According to DeStefano, the athletics administration hopes for a strong fan showing at these events and at the Lions’ home games over the weekend, including baseball’s matchup against Massachusetts Institute of Technology on Friday at 3:30 p.m. and softball’s doubleheader against Worcester Polytechnic Institute on Saturday starting at noon.

The week concludes with a round of bubble soccer on Sunday, sponsored by Emerson Channel Sports, at 4 p.m. 

“They’re simple,” DeStefano said of the activities. “They’re easy things that we can do to show our appreciation and support for the athletes.”

One player at the forefront is senior Tayllar Righini. Righini is a four-year midfielder for the soccer team, and currently finishing her final season of lacrosse, at the same position. She has over 100 career goals in the latter sport, and was named 2015 Student-Athlete of the Year at Emerson. 

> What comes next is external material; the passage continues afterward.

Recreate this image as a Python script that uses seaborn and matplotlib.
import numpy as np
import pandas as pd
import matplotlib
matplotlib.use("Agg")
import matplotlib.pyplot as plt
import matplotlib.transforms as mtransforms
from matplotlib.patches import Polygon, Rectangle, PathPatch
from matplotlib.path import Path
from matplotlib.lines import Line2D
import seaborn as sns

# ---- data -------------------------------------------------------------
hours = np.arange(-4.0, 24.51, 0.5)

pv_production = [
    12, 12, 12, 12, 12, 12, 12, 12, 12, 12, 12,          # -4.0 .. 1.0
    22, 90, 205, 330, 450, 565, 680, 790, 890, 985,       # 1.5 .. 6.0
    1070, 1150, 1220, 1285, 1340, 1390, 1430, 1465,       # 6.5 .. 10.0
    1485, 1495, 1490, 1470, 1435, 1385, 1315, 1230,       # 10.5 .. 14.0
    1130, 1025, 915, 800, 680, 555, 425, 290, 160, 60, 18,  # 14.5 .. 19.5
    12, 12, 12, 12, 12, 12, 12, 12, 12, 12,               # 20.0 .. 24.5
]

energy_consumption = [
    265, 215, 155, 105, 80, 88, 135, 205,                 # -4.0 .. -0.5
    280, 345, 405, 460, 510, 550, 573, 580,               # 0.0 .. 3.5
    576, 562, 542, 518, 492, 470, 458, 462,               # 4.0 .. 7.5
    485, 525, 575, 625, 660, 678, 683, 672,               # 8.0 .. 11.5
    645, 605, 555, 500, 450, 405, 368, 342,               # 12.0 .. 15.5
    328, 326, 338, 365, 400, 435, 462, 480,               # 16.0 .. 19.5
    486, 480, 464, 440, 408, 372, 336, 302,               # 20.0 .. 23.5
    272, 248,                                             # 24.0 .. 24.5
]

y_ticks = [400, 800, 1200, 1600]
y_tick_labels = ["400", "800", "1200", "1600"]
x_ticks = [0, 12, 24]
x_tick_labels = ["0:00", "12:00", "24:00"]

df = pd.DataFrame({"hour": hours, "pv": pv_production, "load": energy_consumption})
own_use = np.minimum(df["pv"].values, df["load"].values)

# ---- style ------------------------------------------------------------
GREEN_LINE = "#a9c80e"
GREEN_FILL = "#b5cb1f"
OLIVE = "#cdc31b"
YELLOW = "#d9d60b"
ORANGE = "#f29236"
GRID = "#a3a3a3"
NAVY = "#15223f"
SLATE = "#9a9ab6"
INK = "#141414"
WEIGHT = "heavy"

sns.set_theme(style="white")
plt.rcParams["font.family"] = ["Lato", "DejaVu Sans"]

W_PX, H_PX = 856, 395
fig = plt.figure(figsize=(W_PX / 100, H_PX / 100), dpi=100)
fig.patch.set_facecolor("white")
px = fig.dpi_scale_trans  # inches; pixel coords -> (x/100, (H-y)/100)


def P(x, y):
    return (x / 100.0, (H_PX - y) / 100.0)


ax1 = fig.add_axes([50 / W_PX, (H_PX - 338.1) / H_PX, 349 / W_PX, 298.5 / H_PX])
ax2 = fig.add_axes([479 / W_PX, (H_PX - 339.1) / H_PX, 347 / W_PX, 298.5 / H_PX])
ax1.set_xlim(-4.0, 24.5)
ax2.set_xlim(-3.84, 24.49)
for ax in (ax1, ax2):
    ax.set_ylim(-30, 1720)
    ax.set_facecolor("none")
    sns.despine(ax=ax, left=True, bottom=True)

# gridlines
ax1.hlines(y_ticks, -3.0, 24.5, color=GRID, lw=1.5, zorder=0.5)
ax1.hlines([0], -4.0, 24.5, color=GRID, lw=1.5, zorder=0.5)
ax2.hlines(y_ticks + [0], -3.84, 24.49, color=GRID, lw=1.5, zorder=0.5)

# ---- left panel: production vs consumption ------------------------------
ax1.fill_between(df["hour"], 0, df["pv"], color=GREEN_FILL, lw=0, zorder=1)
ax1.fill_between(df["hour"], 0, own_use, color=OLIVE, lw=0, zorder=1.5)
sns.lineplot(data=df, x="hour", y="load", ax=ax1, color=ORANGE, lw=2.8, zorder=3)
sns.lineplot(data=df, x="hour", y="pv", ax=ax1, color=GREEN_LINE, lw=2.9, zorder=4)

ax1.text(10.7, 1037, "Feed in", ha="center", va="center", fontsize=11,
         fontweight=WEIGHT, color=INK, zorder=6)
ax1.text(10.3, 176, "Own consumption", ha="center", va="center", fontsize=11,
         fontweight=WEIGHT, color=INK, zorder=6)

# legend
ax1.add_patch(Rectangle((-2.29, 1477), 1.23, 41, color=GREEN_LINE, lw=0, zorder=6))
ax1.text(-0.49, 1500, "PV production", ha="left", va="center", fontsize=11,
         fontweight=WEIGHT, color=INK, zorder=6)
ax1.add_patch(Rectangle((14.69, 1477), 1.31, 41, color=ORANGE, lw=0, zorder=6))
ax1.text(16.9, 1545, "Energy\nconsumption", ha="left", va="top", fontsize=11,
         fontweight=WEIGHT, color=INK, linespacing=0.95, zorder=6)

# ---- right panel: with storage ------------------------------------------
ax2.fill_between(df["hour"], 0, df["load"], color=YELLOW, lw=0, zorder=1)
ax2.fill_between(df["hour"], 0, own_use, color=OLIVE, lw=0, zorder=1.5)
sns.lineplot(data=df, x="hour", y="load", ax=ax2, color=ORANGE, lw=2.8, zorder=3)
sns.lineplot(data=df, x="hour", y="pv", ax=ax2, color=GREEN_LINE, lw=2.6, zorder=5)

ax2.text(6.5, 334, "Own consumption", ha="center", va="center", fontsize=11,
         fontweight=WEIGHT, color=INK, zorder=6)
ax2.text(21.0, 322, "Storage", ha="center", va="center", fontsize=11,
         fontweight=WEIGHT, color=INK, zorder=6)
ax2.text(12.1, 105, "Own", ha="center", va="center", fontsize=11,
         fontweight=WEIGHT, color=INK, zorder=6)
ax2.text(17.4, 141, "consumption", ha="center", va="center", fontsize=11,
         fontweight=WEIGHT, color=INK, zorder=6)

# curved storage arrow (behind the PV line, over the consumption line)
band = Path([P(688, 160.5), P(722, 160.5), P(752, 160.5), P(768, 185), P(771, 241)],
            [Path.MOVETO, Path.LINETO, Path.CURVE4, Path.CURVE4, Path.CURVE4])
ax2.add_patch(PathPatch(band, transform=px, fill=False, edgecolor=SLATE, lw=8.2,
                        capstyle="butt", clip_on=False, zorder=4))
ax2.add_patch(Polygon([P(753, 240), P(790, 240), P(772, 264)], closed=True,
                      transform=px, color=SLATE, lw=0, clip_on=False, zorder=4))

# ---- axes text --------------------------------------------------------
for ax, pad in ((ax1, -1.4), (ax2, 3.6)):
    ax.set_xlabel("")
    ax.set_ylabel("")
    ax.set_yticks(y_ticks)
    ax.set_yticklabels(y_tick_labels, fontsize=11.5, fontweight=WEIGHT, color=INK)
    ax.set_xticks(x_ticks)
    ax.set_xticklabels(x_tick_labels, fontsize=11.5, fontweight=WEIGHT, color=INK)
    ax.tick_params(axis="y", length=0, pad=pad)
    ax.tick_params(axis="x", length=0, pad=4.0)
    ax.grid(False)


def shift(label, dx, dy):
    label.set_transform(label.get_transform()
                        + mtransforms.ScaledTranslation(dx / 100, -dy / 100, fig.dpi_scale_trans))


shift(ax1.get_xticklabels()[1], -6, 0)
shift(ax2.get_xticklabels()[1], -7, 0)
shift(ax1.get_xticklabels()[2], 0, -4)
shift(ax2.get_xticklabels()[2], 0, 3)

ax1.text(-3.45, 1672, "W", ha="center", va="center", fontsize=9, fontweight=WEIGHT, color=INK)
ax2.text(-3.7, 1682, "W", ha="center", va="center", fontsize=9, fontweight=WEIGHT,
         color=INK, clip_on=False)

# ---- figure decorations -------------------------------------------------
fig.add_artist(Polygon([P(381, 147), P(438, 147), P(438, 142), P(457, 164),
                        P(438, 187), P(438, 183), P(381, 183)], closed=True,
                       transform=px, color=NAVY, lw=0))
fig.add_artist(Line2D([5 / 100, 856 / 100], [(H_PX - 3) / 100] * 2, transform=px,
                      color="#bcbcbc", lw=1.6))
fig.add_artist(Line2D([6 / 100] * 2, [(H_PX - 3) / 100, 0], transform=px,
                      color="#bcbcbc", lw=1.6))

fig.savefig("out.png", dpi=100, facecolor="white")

Having experienced the Division III level, Righini said the weeklong event isn’t only recognizing what she and other students have accomplished, but motivating them to improve their game as well.  

“It really gives a confidence boost to the athletes,” Righini said. “We’re in an environment where athletics isn’t as valued as it is at other colleges, and I think being recognized and saying, ‘Hey you guys are important in what you’re doing,’ is [validating] and that’ll give us more of an incentive to keep working.”

The NCAA is planning to make Division III Week an annual affair, according to its website. Righini said she believes the organization is finally seeing them.  

“They’re starting to realize that just because we’re not Division I doesn’t mean we’re not collegiate athletes,” Righini, a communication sciences and disorders major, said. “A lot of work goes into what we do and just because it’s Division III and we’re lower than everyone else doesn’t mean we’re not putting in a lot of effort.”

DeStefano said Division III gets overshadowed by prime-time events, and free rides.

“I think Division III flies under the radar, especially with the big time events like March Madness, and everyone’s hyped up for that,” DeStefano said. “We forget that Division III athletes put in as much time and effort as some of the Division I athletes but aren’t getting the same awards as in a full scholarship.”    

In addition to the national event becoming annual, DeStefano said she also plans on making Emerson’s branch of the recognition a yearly occurrence.     

“Athletics at the Division III level can be tough because your focus a lot is on academics and extracurriculars outside of athletics,” DeStefano said. “Our athletes put in a lot of time and we just want to appreciate and support them.”